Students Host Twitter Chats

In an attempt for our kids to better understand the power of social media, I decided they would host their own Twitter chats as part of our Spanish class. A Twitter chat is a conversation that takes place online, in public, around a unique hashtag usually over Twitter. Twitter chats usually last an hour and have a host or moderator who prepares questions prior to the chat. Because building a positive digital footprint is a goal for our Spanish Technology class, I thought this authentic experience would be helpful for them to learn to participate in online conversations while also using their Spanish to discuss issues of interest. Our chats last for 30 minutes and take place under the hashtag (#) Amigoweb. Amigoweb is hashtag (#) I saw floating around the Twittersphere for years dedicated to, I believe, students studying Spanish. My class has been using the hashtag for the last few years to share our learning and connect with others passionate about español. The purpose of our organized Twitter chats is for students to lead a chat --where they would produce content and not just consume-- and to help other classes and students studying Spanish. 

Here is how we get started:

  • Groups of students (two-three) choose a topic of interest such as food, music, sports, weekend activities, etc.
  • Students generate five questions for their chat and write each one on a Google slide. 


  • Students download each slide as a jpeg and schedule their tweets at five minutes intervals on their particular day.
  • Students also keep a list of  images or articles they could add to the conversation on the fly.  They typically keep these links handy in an open Google document so they can be inserted quickly into the chat.
  • Prior to the chat, students promote their chat using #amigoweb, #langchat or even Whats App to invite friends from other places. 


  • Time to host!  Hosting duties include welcoming the audience, responding to answers with comments or additional questions, and then profusely thanking the audience for coming. Animated gifs are usually flying during the last few minutes of the chat. 
  • The rest of the class plays the role of the audience. They must respond to every question and keep the conversation going. 
  • We reflect after each chat. We ma use paper, a blog, another Tweet or even Storify. Storify is an online application that helps summarize a Twitter chat.

Learn from my mistakes:

Triple-check your school calendar for potential conflicts in your schedule.  It's a challenge when your class period changes and kids have to alter their time or even date of their scheduled tweets. Of course, it can be changed, but it's frustrating when the time changes and you have contacted other schools to participate. 

Encourage students to cast a wide net in terms of both topics and questions. Not everyone loves theater and some students work during the summer and have limited travel opportunities. The idea is that the questions can be answered by the majority of students participating in order to keep the conversation engaging for the entire group. 

Promote their chats with your colleagues via Twitter, Facebook or even a personal phone call to guarantee you have some outside participation.
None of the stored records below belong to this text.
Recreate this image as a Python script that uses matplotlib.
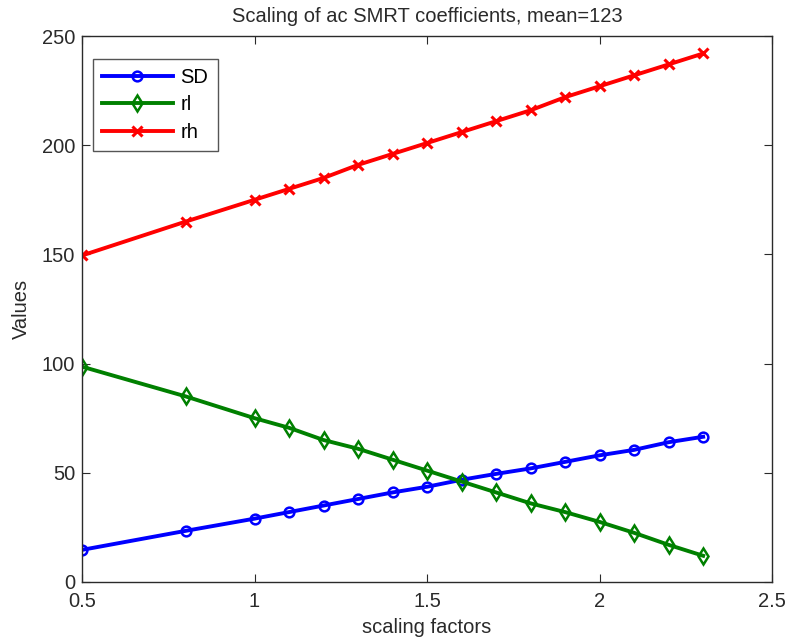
import matplotlib
matplotlib.use("Agg")
import matplotlib.pyplot as plt

plt.rcParams['font.family'] = ['Liberation Sans', 'DejaVu Sans']

scales = [0.5, 0.8, 1.0, 1.1, 1.2, 1.3, 1.4, 1.5, 1.6, 1.7, 1.8, 1.9, 2.0, 2.1, 2.2, 2.3]
sd = [14.7, 23.4, 29, 32, 35, 38, 41, 43.6, 46.8, 49.5, 52, 55, 58, 60.5, 64, 66.5]
rl = [98.6, 85, 75, 70.6, 65, 61, 56, 51, 46, 41, 36, 32, 27.5, 22.5, 17, 12]
rh = [149.5, 165, 175, 180, 185, 191, 196, 201, 206, 211, 216, 222, 227, 232, 237, 242]

xticks = [0.5, 1, 1.5, 2, 2.5]
xticklabels = ['0.5', '1', '1.5', '2', '2.5']
yticks = [0, 50, 100, 150, 200, 250]

FS = 14.5
TXT = '#2a2a2a'

fig = plt.figure(figsize=(7.92, 6.43), dpi=100)
ax = fig.add_axes([0.1035, 0.0949, 0.8715, 0.8491])

ax.plot(scales, sd, color='#0000ff', lw=2.8, marker='o', ms=7, mfc='none', mew=1.8, label='SD')
ax.plot(scales, rl, color='#008000', lw=2.8, marker='d', ms=8, mfc='none', mew=1.8, label='rl')
ax.plot(scales, rh, color='#ff0000', lw=2.8, marker='x', ms=7, mew=2.2, label='rh')

ax.set_xlim(0.5, 2.5)
ax.set_ylim(0, 250)
ax.set_xticks(xticks)
ax.set_xticklabels(xticklabels)
ax.set_yticks(yticks)
ax.tick_params(axis='both', direction='in', top=True, right=True, length=6, labelsize=FS, colors=TXT)
ax.tick_params(axis='x', pad=7)
ax.tick_params(axis='y', pad=5)
for s in ax.spines.values():
    s.set_color(TXT)
    s.set_linewidth(1.0)

ax.set_title('Scaling of ac SMRT coefficients, mean=123', fontsize=FS, color=TXT, pad=10)
ax.set_xlabel('scaling factors', fontsize=FS, color=TXT, labelpad=5)
ax.set_ylabel('Values', fontsize=FS, color=TXT, labelpad=8)

leg = ax.legend(loc='upper left', bbox_to_anchor=(0.016, 0.958), fontsize=FS, frameon=True,
                fancybox=False, edgecolor=TXT, handlelength=3.5, borderpad=0.45,
                labelspacing=0.42, handletextpad=0.4, borderaxespad=0.0)
leg.get_frame().set_linewidth(1.0)

fig.savefig('out.png', dpi=100)
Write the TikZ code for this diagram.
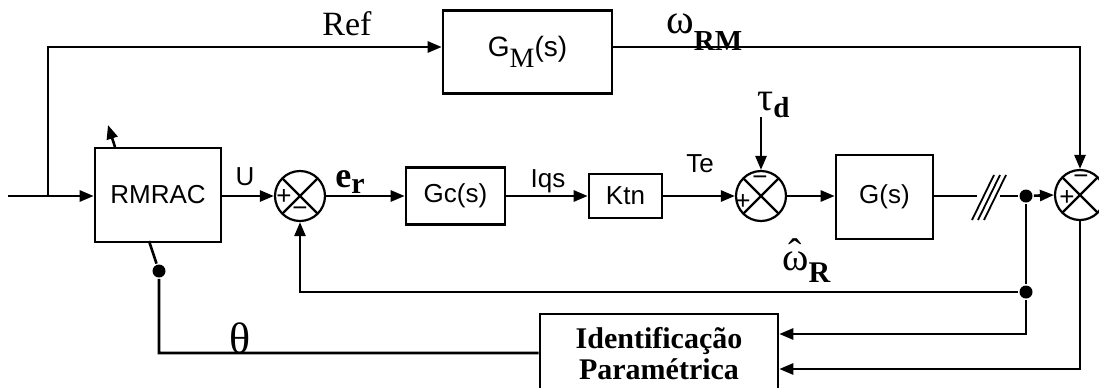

One or two people from outside your class make all the difference. Students love seeing one of their other Spanish Teachers, Silvia, pop on for a few minutes. 

Remind students to embed culture into their questions. Some will do so automatically but others may need specific examples of how to embed it into their chat.

Remember, it's a scary to put yourself online and your students feel the same way. Be kind and go slow. Discuss the reasons for building a positive footprint and how tweeting can help. Here is our rubric (student created) for our general tweets. My kids are more successful when we discuss the why and we review expectations prior to a chat. We had one example last year of a student from another class who called his classmates "estupidos". My class was pretty hard on the student's tweet at first. Then we talked about how we had no idea what kind of conversations their class had had on why and hot to build a digital footprint but it was our job to help out.  Cassidy responded:

Lastly, if you are a Spanish teacher, be prepared for the occasional 'Yo me gusta'. It's not a representation of you, it's the definition of intermediate level discourse.  Kids are creating spontaneously. It is difficult to think quickly and always type accurately. It is probably not the time to correct the student in front of the entire class in the middle of a chat. That said, practice a bit ahead of time with some of the common languages your students will need to respond. Most of my kids do try to be more accurate in Spanish when they know they have a public audience. I had two students ask last week if gracias had an accent on it.